Du et al. write: “The shortcut learning behavior has significantly affected the robustness of [large language models, LLMs].” Predictions in these models “rely on dataset artifacts and biases within the hypothesis sentence.” LLMs (GPT-3 and T5) use a prompt-based training paradigm, where a snippet of text is provided to the LLM as input. The LLM is expected to provide a relevant completion of this input, for example, the word “Hello” could be a snippet for: “Hello, how can I help you?”
This article presents a comprehensive performance review of “the shortcut learning problem in the pre-training and fine-tuning training paradigm of medium-sized language models (typically with less than a billion parameters).” A model’s lack of robustness is attributed to biases in the training data, for example, shortcut refers to the training based on non-robust features, as it fails to capture robust features and high-level semantics. The non-robust features are helpful in the generalization for development and test sets as long as the patterns in the new data are similar to the patterns in the data the model was trained on.
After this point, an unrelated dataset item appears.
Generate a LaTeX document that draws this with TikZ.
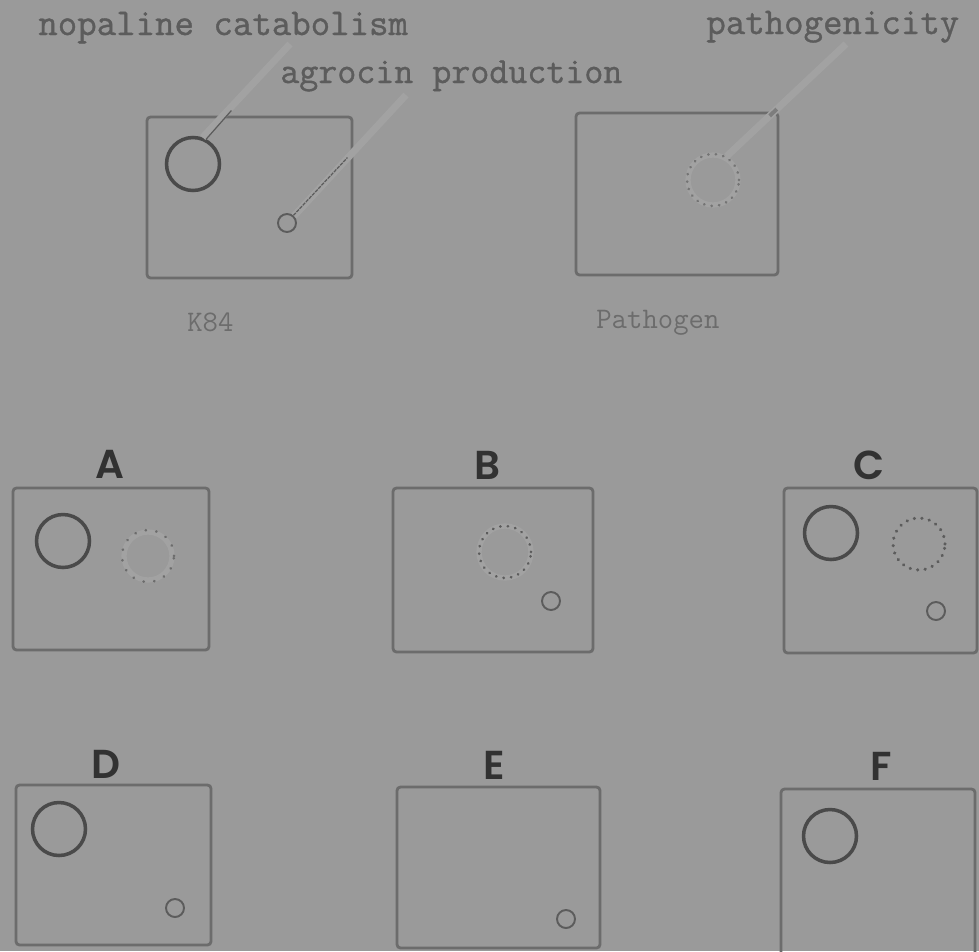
\documentclass[tikz,border=0pt]{standalone}
\usepackage{fontspec}
\usepackage{tikz}
\usetikzlibrary{positioning, calc}
\newfontfamily\panelfont{Poppins}[BoldFont={Poppins SemiBold}]
\newfontfamily\typefont{Latin Modern Mono}[FakeBold=1]
\definecolor{scanbg}{HTML}{9A9A9A}
\definecolor{ink}{HTML}{5C5C5C}
\definecolor{inkdark}{HTML}{323232}
\definecolor{haze}{HTML}{A2A2A2}

\begin{document}
\begin{tikzpicture}[x=0.02cm, y=-0.02cm,
        plate/.style={draw=ink!90, line width=1.6pt, rounded corners=2pt},
        bigcol/.style={circle, draw=ink!80!black, line width=2pt, minimum size=1.06cm, inner sep=0pt},
        smallcol/.style={circle, draw=ink, line width=1.1pt, minimum size=0.36cm, inner sep=0pt},
        dotcol/.style={circle, draw=ink, line width=1.6pt, dash pattern=on 0.1pt off 4.2pt, line cap=round, minimum size=1.04cm, inner sep=0pt},
        halo/.style={draw=haze, line width=4pt},
        label/.style={inner sep=0pt, text=ink, font=\typefont\fontsize{21.5pt}{21.5pt}\selectfont},
        strain/.style={inner sep=0pt, text=ink!90, font=\ttfamily\fontsize{17pt}{17pt}\selectfont},
        panel/.style={inner sep=0pt, text=inkdark, font=\panelfont\bfseries\fontsize{23pt}{23pt}\selectfont},
        leader/.style={draw=ink, line width=0.7pt}
    ]
    \useasboundingbox (0,0) rectangle (979,951);
    \fill[scanbg] (0,0) rectangle (979,951);

    % trait labels
    \node[label, anchor=base west] (nopt) at (38,35) {nopaline catabolism};
    \node[label, anchor=base west, font=\typefont\fontsize{21pt}{21pt}\selectfont] (agrt) at (280,83) {agrocin production};
    \node[label, anchor=base west] (patht) at (706,34) {pathogenicity};

    % K84 and pathogen plates
    \draw[plate] (147,117) rectangle (352,278);
    \node[bigcol] (knop) at (193,164) {};
    \node[smallcol] (kagr) at (287,223) {};
    \node[strain, anchor=base west] (k84) at (187,331) {K84};

    \draw[plate] (576,113) rectangle (778,275);
    \draw[halo, line width=3pt] (713,180) circle (25);
    \node[dotcol, draw=ink!85] (ppath) at (713,180) {};
    \node[strain, anchor=base west] (patho) at (596,328) {Pathogen};

    \coordinate (noptip) at (290,44);
    \coordinate (agrtip) at (406,95);
    \coordinate (pathtip) at (846,44);
    \draw[halo] (knop.70) -- (noptip);
    \draw[halo] (kagr.45) -- (agrtip);
    \draw[halo] (ppath.60) -- (pathtip);
    \draw[leader] (knop.62) -- ($(knop.62)!0.3!(noptip)$);
    \draw[leader, dash pattern=on 2pt off 0.6pt] (kagr.50) -- ($(kagr.50)!0.48!(agrtip)$);
    \draw[leader, line width=2.2pt, draw=ink!80] ($(ppath.60)!0.36!(pathtip)$) -- ($(ppath.60)!0.42!(pathtip)$);

    % first row of transconjugants
    \node[panel, anchor=base] (pa) at (110,478) {A};
    \draw[plate] (13,488) rectangle (209,650);
    \node[bigcol] (anop) at (63,541) {};
    \draw[halo, line width=3pt] (148,556) circle (24);
    \node[dotcol, dash pattern=on 0.1pt off 6pt, draw=ink!90] (apath) at (148,556) {};

    \node[panel, anchor=base] (pb) at (487,479) {B};
    \draw[plate] (393,488) rectangle (593,652);
    \draw[halo, line width=3pt] (505,552) circle (26);
    \node[dotcol] (bpath) at (505,552) {};
    \node[smallcol] (bagr) at (551,601) {};

    \node[panel, anchor=base] (pc) at (869,479) {C};
    \draw[plate] (784,488) rectangle (977,653);
    \node[bigcol] (cnop) at (831,533) {};
    \node[dotcol, line width=1.9pt] (cpath) at (919,544) {};
    \node[smallcol] (cagr) at (936,611) {};

    % second row of transconjugants
    \node[panel, anchor=base] (pd) at (106,778) {D};
    \draw[plate] (16,785) rectangle (211,945);
    \node[bigcol] (dnop) at (59,829) {};
    \node[smallcol] (dagr) at (175,908) {};

    \node[panel, anchor=base] (pe) at (494,779) {E};
    \draw[plate] (397,787) rectangle (600,948);
    \node[smallcol] (eagr) at (566,919) {};

    \node[panel, anchor=base] (pf) at (881,780) {F};
    \draw[plate] (781,789) rectangle (975,960);
    \node[bigcol] (fnop) at (830,836) {};
\end{tikzpicture}
\end{document}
Comparisons between LLMs of similar architecture but different sizes, for example, BERT-base with BERT-large and RoBERTa-base with RoBERTa-large, show that large versions generate consistently better than base versions, with a small accuracy gap between out-of-distribution (OOD) and independent and identically distributed (IID) test data. This shows that “smaller models are more prone to capture spurious patterns and are more dependent on data artifacts for prediction.” Standard training procedures are bias toward learning simple features, referred to as simplicity bias, and remain invariant to complex predictive features. The authors explain:
Models tend to learn non-robust and easy-to-learn features at the early stage of training. For example, reading comprehension models have learned the shortcut in the first few training iterations, which has influenced further exploration of the models for more robust features.
Additionally, “the present LLM training methods can be considered as data-driven, corpus-based, statistical, and machine-learning approaches.” While a data-driven approach may be good for certain natural language processing (NLP) tasks, “it falls short in relevance to the challenging NLU tasks that necessitate a deeper understanding of natural language.” IID performance is on par with human performance, but OOD is far below both human and IID; “debiased algorithms are thought to achieve better generalization because they can learn more robust features than biased models.” The study on robustness of prompt-based huge-sized language models such as GPT-3 and GPT-2 found that LLMs are susceptible to majority label bias and proposition bias, that is, “they tend to predict answers based on the frequency or position of the answers in the training data.”
The article concludes that the current standard of data-driven training results in models that perform low-level pattern recognition, which are useful for low-level NLP tasks. For more difficult natural language understanding (NLU) tasks, it is necessary to introduce “more inductive bias into the model architecture to improve robustness and generalization beyond IID benchmark datasets,” as well as “more human-like common sense knowledge into the model training.” Furthermore, “the current pure data-driven training paradigm for LLMs is insufficient for high-level natural language understanding.” To achieve that, a future data-driven paradigm “should be combined with domain knowledge at every stage of model design and evaluation.”
Overall, the article provides a unique and precise review of the current state of research in NLU and LLMs.